On 13 Sep 2014, at 20:00, Andrey Chernov <a...@freebsd.org> wrote:
> On 13.09.2014 20:45, Dimitry Andric wrote:
>> After some massaging of gcc's source to disable its built-in segfault
>> handlers, I get this backtrace:
> 
> Do you get this with my core or finally able to reproduce it by yourself?

I was able to reproduce it, on stable/10.  I could not reproduce it on
head, but that is how it sometimes goes with this kind of issue. :)


>> I think it's most likely this is some type of undefined behavior in gcc,
>> which leads to randomly corrupted tree values.  Of course, it could also
>> be a clang bug, but I don't see any "64-bit" instructions in there at
>> all.
>> 
>> This needs to be investigated further, but it's very hard to understand
>> what is going on the guts of gcc's parser.  Let alone to reduce this to
>> some sort of reproducible test case.
> 
> By first glance I see a lots of <optimized out> things.

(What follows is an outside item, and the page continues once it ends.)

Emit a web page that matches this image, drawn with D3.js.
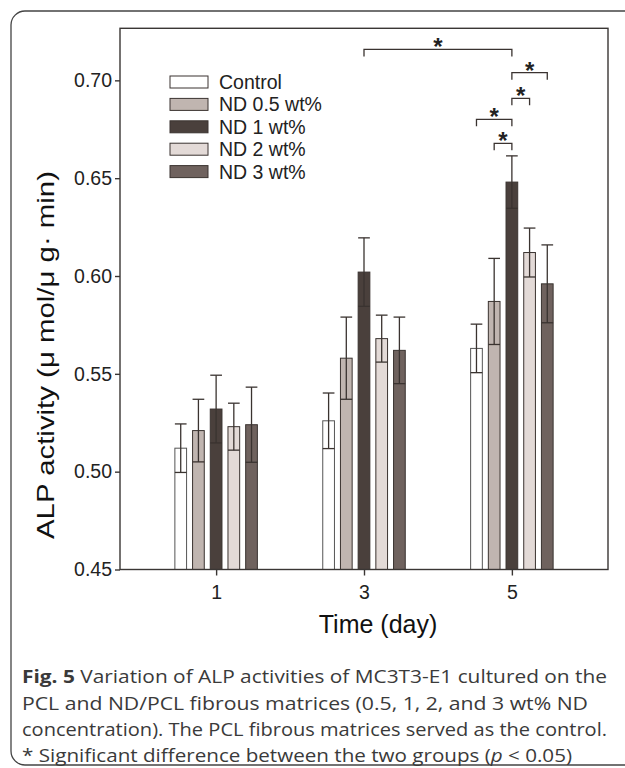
<!DOCTYPE html>
<html lang="en">
<head>
<meta charset="UTF-8">
<style>
  body { margin: 0; background: #fff; }
  svg { display: block; font-family: "Liberation Sans", Arial, sans-serif; }
  .axis path, .axis line { stroke: #3a3634; stroke-width: 1.4; }
  .axis text { font-size: 19.5px; fill: #222; font-family: "Liberation Sans", Arial, sans-serif; }
  .caption { font-family: "Open Sans", "Noto Sans", sans-serif; font-size: 17.5px; fill: #3a3a3a; }
</style>
</head>
<body>
<script src="https://d3js.org/d3.v7.min.js"></script>
<script>
// data
const days = ["1", "3", "5"];
const series = ["Control", "ND 0.5 wt%", "ND 1 wt%", "ND 2 wt%", "ND 3 wt%"];
const colors = ["#ffffff", "#c0b5b0", "#4a403c", "#e3dad7", "#6f625e"];
// mean values, one array per series (day 1, 3, 5)
const control = [0.512, 0.526, 0.563];
const nd05    = [0.521, 0.558, 0.587];
const nd1     = [0.532, 0.602, 0.648];
const nd2     = [0.523, 0.568, 0.612];
const nd3     = [0.524, 0.562, 0.596];
// error bars (+/-)
const controlErr = [0.0124, 0.0142, 0.0124];
const nd05Err    = [0.016, 0.021, 0.022];
const nd1Err     = [0.0173, 0.0175, 0.0134];
const nd2Err     = [0.012, 0.012, 0.0125];
const nd3Err     = [0.0192, 0.017, 0.0199];
const yTicks = [0.45, 0.50, 0.55, 0.60, 0.65, 0.70];
// significance brackets: [day a, series a, day b, series b, level]
const brackets = [
  [1, 2, 2, 2, 0.7158],
  [2, 2, 2, 4, 0.7039],
  [2, 2, 2, 3, 0.6908],
  [2, 0, 2, 2, 0.6801],
  [2, 1, 2, 2, 0.6678]
];
const captionLines = [
  "Variation of ALP activities of MC3T3-E1 cultured on the",
  "PCL and ND/PCL fibrous matrices (0.5, 1, 2, and 3 wt% ND",
  "concentration). The PCL fibrous matrices served as the control."
];

const means = [control, nd05, nd1, nd2, nd3];
const errs = [controlErr, nd05Err, nd1Err, nd2Err, nd3Err];

const W = 625, H = 768;
const pLeft = 120, pRight = 608, pTop = 28.3, pBottom = 569.5;

const svg = d3.select("body").append("svg").attr("width", W).attr("height", H);

// outer rounded frame
svg.append("rect")
   .attr("x", 11).attr("y", 11).attr("width", 640).attr("height", 754)
   .attr("rx", 14)
   .attr("fill", "none").attr("stroke", "#444").attr("stroke-width", 1.3);

const x = d3.scalePoint().domain(days).range([pLeft, pRight]).padding(0.65);
const xs = d3.scaleBand().domain(d3.range(series.length)).range([-41.25, 41.25]).paddingInner(0.339);
const y = d3.scaleLinear().domain([0.45, 0.7266]).range([pBottom, pTop]);

const cx = (d, s) => x(days[d]) + xs(s) + xs.bandwidth() / 2;

// bars
series.forEach((name, s) => {
  const g = svg.append("g");
  g.selectAll("rect").data(means[s]).enter().append("rect")
   .attr("x", (v, i) => x(days[i]) + xs(s))
   .attr("y", v => y(v))
   .attr("width", xs.bandwidth())
   .attr("height", v => y(0.45) - y(v))
   .attr("fill", colors[s])
   .attr("stroke", s === 0 ? "#555" : "#3a3330")
   .attr("stroke-width", 1);

  // error bars
  const capW = xs.bandwidth() / 2;
  means[s].forEach((v, i) => {
    const c = cx(i, s), e = errs[s][i];
    g.append("line").attr("x1", c).attr("x2", c).attr("y1", y(v - e)).attr("y2", y(v + e));
    g.append("line").attr("x1", c - capW).attr("x2", c + capW).attr("y1", y(v + e)).attr("y2", y(v + e));
    g.append("line").attr("x1", c - capW).attr("x2", c + capW).attr("y1", y(v - e)).attr("y2", y(v - e));
  });
  g.selectAll("line").attr("stroke", "#3a3330").attr("stroke-width", 1.3);
});

// axes
svg.append("g").attr("class", "axis")
   .attr("transform", `translate(${pLeft},0)`)
   .call(d3.axisLeft(y).tickValues(yTicks).tickFormat(d3.format(".2f")).tickSize(5).tickPadding(3))
   .call(g => g.select(".domain").remove());
svg.append("g").attr("class", "axis")
   .attr("transform", `translate(0,${pBottom})`)
   .call(d3.axisBottom(x).tickSize(6).tickPadding(10))
   .call(g => g.select(".domain").remove());

// plot frame
svg.append("rect")
   .attr("x", pLeft).attr("y", pTop).attr("width", pRight - pLeft).attr("height", pBottom - pTop)
   .attr("fill", "none").attr("stroke", "#3a3634").attr("stroke-width", 1.4);

// axis titles
svg.append("text")
   .attr("x", 378).attr("y", 633)
   .attr("text-anchor", "middle")
   .attr("font-size", 25).attr("fill", "#111")
   .text("Time (day)");
svg.append("text")
   .attr("transform", "translate(54,355) rotate(-90)")
   .attr("text-anchor", "middle")
   .attr("font-size", 24.5).attr("fill", "#111")
   .attr("textLength", 368).attr("lengthAdjust", "spacingAndGlyphs")
   .text("ALP activity (\u03bc mol/\u03bc g\u00b7 min)");

// legend
const legend = svg.append("g").attr("transform", "translate(170,82)");
series.forEach((name, s) => {
  const row = legend.append("g").attr("transform", `translate(0,${s * 22.4})`);
  row.append("rect").attr("x", 0).attr("y", -6).attr("width", 38).attr("height", 12)
     .attr("fill", colors[s]).attr("stroke", "#3a3330").attr("stroke-width", 1);
  row.append("text").attr("x", 49).attr("y", 7)
     .attr("font-size", 19.5).attr("fill", "#222").text(name);
});

// significance brackets
const bg = svg.append("g").attr("stroke", "#3a3330").attr("stroke-width", 1.3).attr("fill", "none");
brackets.forEach(([da, sa, db, sb, lv]) => {
  const x1 = cx(da, sa), x2 = cx(db, sb), yy = y(lv);
  bg.append("path").attr("d", `M${x1},${yy + 7}V${yy}H${x2}V${yy + 7}`);
  svg.append("text")
     .attr("x", (x1 + x2) / 2).attr("y", yy - 8 + 14)
     .attr("text-anchor", "middle").attr("font-size", 24).attr("font-weight", "bold").attr("fill", "#222")
     .text("*");
});

// caption
const cap = svg.append("g").attr("class", "caption");
const l1 = cap.append("text").attr("x", 22).attr("y", 683).attr("textLength", 585).attr("lengthAdjust", "spacingAndGlyphs");
l1.append("tspan").attr("font-weight", "bold").text("Fig. 5");
l1.append("tspan").text(" " + captionLines[0]);
cap.append("text").attr("x", 22).attr("y", 709.5).attr("textLength", 566).attr("lengthAdjust", "spacingAndGlyphs").text(captionLines[1]);
cap.append("text").attr("x", 22).attr("y", 736).attr("textLength", 585).attr("lengthAdjust", "spacingAndGlyphs").text(captionLines[2]);
const l4 = cap.append("text").attr("x", 22).attr("y", 762).attr("textLength", 550).attr("lengthAdjust", "spacingAndGlyphs");
l4.append("tspan").text("* Significant difference between the two groups (");
l4.append("tspan").attr("font-style", "italic").text("p");
l4.append("tspan").text(" < 0.05)");
</script>
</body>
</html>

It is known that
> in edge cases gcc preserves more "unused" values than clang. It can be
> the possible case. I'll try to lower -O level preserving -march=core2
> and see.

It seems to work for me with -O1 -march=core2, and while valgrind does
complain a little, the warnings are all benign.

I'll see if I can "mix and match" a few -O2 and -O1 compiled objects, to
zero in on where the problematic area(s) are.